China’s major steelmakers incurred RMB 1.97bn ($309M) of losses in the January to November period of 2012, said the China Iron and Steel Association (CISA) on Jan. 7. Although the market has shown signs of recovery since October, increasing iron ore prices and sluggish downstream demand continued to weigh on the iron and steel industry.
Wang Qinghai, President of CISA, revealed at the annual meeting of CISA that one third of the major steelmakers were still in deficit by the end of November. Sales revenue of the major steelmakers in the January-November period fell 5.37% to RMB 324.4bn ($50.9bn) due to the gloomy downstream demand. A severe problem of oversupply also added to the situation as it squeezed the profitability of traders and brought down sales.
Profitability is unlikely to improvement in January, despite the major steelmakers raising prices for both December and January as production cost surged in the same period by a greater amount than that of the steel sold. The cost of pig iron production has been growing rapidly since December as ore prices moved higher on increased demand. The Pig iron cost index was 111.2 in December, up 3.2% from the previous month, but the composite index for steel products only rose 2.28% in December.

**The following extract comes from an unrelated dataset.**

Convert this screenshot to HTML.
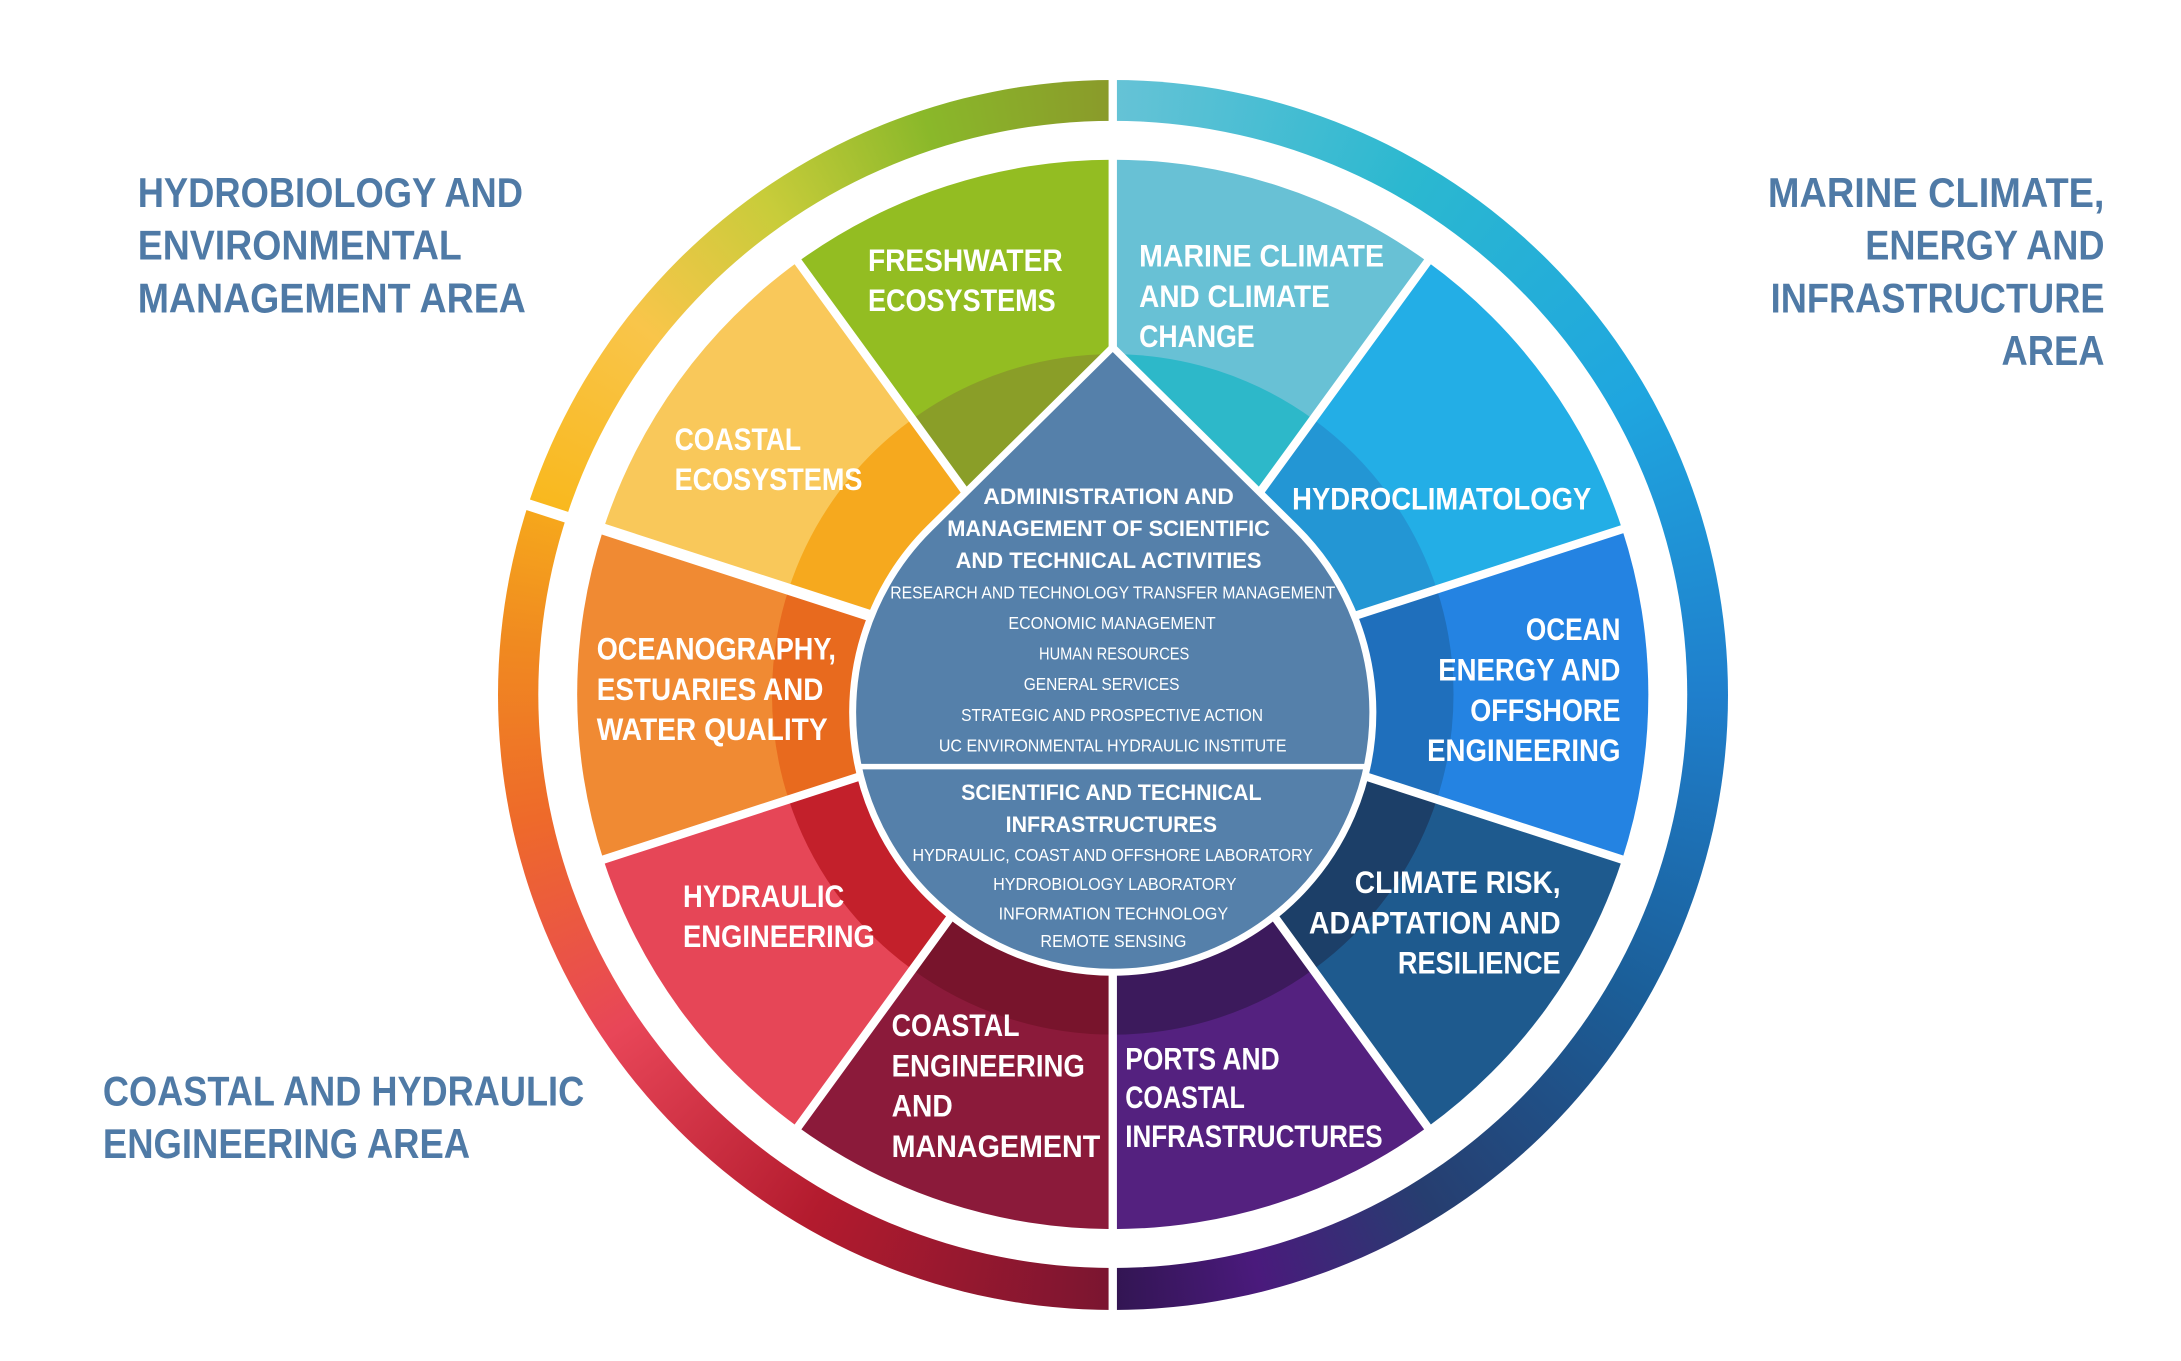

Adding to the cost increases, the high investment level of the country’s steel sector is also weighing heavily on the profitability of Chinese steelmakers and oversupply is leading to vicious market competition, preventing steel companies from improving their profit margins.
Market trading remained thin after the New Year, which is in contrast to traders’ expectations that market price would jump significantly as major steelmakers had been raising product prices.